I will be curious to see what happens over the next few years with Chick-fil-A…
I recently went to a CFA on the NJ Turnpike. It did have a long line: we waited for something better. However, it was the worst CFA experience I’ve ever had, including a limited menu that did not have the Chicken Strips. But, I waited in line, knowing the kerfuffle with the Foundation, and the limited menu, because I believe even that lowly CFA would exceed what I might have experienced at Burger King in the stand next door.
Those stops on the turnpikes are almost uniformly bad. My best luck was going with the less popular places. Whether it was a result of being less harried or having more motivation, they seemed to do better.
That’s a good point to know about.
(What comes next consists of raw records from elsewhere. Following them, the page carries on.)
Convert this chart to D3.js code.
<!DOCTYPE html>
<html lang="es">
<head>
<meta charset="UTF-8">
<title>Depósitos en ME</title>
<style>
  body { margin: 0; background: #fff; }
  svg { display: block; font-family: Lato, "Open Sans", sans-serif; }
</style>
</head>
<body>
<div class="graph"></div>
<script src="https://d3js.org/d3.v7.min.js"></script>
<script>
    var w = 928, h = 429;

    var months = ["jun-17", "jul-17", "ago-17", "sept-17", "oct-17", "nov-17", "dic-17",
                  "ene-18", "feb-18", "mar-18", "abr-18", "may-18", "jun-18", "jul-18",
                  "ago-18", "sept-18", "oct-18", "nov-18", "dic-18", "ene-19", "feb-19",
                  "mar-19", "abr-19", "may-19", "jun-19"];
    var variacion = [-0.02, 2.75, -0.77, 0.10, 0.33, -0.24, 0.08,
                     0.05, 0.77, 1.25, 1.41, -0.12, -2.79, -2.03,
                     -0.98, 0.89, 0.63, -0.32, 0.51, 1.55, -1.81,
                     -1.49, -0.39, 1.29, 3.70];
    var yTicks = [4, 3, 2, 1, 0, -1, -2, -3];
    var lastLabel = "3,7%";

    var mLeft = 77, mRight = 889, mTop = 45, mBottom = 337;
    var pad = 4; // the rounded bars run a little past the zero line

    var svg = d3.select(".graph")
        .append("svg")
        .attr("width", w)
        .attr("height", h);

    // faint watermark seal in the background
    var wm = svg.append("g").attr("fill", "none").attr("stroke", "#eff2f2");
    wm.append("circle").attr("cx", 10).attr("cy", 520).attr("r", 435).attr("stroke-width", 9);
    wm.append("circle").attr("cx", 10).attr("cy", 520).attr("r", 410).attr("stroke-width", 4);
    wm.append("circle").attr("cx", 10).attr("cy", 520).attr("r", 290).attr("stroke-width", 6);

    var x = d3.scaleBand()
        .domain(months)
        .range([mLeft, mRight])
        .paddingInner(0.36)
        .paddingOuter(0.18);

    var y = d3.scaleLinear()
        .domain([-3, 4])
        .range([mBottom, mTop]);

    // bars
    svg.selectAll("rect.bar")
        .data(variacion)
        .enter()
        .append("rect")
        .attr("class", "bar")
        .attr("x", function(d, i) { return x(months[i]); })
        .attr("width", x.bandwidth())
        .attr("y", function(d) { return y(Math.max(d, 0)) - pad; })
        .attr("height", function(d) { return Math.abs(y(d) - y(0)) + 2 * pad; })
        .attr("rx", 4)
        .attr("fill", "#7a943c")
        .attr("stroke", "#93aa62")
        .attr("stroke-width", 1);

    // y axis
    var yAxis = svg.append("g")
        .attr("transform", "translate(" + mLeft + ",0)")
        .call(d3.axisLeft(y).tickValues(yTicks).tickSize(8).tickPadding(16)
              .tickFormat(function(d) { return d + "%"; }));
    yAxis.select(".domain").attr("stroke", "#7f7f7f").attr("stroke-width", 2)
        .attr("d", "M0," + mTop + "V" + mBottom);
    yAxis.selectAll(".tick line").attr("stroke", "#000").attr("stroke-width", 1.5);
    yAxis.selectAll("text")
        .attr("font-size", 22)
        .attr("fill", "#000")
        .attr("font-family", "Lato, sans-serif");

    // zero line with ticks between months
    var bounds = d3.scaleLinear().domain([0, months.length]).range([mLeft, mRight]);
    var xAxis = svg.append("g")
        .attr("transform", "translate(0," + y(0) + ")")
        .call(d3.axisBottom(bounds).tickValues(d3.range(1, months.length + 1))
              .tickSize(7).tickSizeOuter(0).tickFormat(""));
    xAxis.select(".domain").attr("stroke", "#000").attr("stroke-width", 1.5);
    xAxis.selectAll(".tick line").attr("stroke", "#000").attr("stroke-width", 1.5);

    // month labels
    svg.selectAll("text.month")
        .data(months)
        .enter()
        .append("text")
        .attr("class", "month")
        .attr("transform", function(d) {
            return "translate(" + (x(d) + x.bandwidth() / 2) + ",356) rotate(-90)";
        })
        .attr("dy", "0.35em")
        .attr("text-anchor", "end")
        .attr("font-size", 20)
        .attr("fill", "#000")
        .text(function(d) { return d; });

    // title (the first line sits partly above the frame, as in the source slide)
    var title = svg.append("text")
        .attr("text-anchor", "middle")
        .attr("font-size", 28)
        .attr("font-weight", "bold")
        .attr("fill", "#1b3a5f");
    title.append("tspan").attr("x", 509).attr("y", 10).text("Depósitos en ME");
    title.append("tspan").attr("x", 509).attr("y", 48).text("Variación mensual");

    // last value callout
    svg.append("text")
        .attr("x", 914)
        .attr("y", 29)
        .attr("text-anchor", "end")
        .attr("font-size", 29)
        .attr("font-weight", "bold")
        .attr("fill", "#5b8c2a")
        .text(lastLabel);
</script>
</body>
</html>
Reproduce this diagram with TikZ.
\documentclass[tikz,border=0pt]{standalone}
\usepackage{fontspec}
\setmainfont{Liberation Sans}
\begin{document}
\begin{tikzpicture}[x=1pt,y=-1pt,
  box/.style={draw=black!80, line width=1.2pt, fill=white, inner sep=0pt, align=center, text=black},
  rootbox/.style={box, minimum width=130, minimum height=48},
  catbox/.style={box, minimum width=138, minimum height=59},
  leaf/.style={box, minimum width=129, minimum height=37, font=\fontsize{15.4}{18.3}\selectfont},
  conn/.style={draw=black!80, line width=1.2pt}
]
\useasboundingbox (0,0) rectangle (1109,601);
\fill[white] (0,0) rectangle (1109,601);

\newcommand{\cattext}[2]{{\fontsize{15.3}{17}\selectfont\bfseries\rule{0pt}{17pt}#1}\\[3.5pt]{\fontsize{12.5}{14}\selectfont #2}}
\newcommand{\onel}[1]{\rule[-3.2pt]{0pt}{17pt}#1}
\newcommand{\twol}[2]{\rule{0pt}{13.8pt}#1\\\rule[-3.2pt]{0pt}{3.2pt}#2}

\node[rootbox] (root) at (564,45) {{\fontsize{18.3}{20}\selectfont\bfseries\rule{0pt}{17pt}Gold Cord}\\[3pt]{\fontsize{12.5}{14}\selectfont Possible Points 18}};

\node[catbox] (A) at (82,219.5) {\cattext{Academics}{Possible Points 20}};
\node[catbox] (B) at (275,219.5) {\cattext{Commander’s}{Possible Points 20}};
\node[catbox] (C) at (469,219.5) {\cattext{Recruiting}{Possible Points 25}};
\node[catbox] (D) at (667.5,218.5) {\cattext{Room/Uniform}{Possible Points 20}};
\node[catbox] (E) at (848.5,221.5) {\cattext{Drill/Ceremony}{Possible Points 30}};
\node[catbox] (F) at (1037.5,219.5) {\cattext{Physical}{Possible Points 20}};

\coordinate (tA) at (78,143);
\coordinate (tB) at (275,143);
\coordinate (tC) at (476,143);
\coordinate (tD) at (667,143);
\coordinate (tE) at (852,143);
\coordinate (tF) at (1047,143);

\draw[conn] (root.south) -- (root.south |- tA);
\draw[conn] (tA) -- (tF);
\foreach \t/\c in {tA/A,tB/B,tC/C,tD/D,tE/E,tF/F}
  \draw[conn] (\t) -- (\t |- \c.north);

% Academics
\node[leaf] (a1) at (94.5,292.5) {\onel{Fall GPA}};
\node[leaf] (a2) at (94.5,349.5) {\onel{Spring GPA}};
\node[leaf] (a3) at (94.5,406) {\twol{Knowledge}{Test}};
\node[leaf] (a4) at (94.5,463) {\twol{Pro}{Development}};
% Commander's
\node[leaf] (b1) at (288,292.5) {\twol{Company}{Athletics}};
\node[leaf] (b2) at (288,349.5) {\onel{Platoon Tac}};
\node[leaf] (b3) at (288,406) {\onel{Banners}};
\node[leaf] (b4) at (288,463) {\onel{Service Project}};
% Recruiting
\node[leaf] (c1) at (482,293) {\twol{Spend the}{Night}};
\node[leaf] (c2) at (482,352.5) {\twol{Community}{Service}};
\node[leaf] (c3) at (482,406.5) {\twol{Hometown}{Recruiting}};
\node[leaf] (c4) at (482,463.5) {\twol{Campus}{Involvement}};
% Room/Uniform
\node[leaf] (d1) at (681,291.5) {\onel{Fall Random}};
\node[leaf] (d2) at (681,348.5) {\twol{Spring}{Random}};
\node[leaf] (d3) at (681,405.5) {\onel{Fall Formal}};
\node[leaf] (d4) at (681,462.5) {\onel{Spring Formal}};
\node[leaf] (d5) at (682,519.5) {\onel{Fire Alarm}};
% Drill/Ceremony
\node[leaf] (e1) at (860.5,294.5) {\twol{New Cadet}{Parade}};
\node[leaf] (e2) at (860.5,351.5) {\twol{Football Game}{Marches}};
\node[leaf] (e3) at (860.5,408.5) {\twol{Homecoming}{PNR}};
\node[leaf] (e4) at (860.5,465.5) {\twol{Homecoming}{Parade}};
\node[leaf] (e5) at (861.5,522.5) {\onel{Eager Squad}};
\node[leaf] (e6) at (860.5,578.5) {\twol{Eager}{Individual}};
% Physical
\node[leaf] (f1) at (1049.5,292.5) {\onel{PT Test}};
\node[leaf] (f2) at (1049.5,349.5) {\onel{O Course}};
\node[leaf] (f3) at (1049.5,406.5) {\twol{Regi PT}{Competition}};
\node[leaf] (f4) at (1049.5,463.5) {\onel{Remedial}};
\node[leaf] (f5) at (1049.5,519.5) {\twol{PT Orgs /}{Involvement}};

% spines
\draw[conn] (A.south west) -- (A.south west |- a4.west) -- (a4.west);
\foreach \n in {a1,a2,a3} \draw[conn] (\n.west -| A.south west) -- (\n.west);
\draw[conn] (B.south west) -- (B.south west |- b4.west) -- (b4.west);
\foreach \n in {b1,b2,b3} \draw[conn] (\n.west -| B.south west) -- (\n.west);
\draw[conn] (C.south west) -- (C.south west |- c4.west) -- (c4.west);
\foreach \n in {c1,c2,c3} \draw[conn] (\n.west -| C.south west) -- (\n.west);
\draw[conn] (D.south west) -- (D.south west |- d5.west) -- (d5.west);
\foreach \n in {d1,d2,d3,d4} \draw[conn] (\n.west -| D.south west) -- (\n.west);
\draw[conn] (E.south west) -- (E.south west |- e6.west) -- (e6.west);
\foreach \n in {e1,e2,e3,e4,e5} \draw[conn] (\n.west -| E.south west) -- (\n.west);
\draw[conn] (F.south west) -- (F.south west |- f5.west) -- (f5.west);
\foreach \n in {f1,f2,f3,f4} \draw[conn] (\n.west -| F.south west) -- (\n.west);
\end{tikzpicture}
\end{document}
IRS regulations require a good degree of separation between foundations and the corporation in cases like this. They can only own a certain minority share of the corporation’s stock. I don’t know what that percentage is, but there was a big deal about it around here back when a local foundation had to divest itself of a large amount of the shares of the founder’s corporation in order to comply with new IRS regs.
I suspect that at least part of the Obama bot’s role was to keep Obama’s IRS off their back.
I dunno. Foundations have a way of turning hard left, no matter the founding entrepreneur’s explicitly stated intentions.
A reform I would like to see would be that any non-profit Foundation be required to spend out all assets within, say, 50 years of its founding. And it wouldn’t be allowed to just roll them over into a new foundation. It would have to be a little more complicated than that, in cases where the foundation is endowed with appreciating assets such as shares in the corporation whose name it shares, but something needs to be done to end these tax advantages for the ruling class.
This is why conservatives are never gonna win the culture war. We’re always looking for excuses not to act.
Chick-fil-A’s brand is Christian — closed on Sundays, polite and efficient service the rest of the week. How is it okay if the Foundation is supporting blatantly anti-Christian (and harmful to humanity) causes so long as the corporation maintains its Christian facade? Because the IRS keeps them separate? Puhleaze.
Other fast food chains don’t cultivate a Christian brand and then abandon it when they want to open stores in progressive cities here and abroad.
“Well, yes, public education is destroying the country, but my kids have good teachers, so I won’t pull them out of our public schools.”
“It’s the foundation screwing over Christians, so sell me another chicken sandwich Mr. corporate Chick-fil-A!”
I dunno, I’m sick of being a member of the only non-threatening group in the battle for soul of America. Maybe I just need sleep. Yeah, that’s the ticket. It’ll all be better when I wake up tomorrow.
I might still go to Chick Fil A on occasion. But I used to make a special effort to go because they supported groups like the Salvation Army. That effort will no longer be made.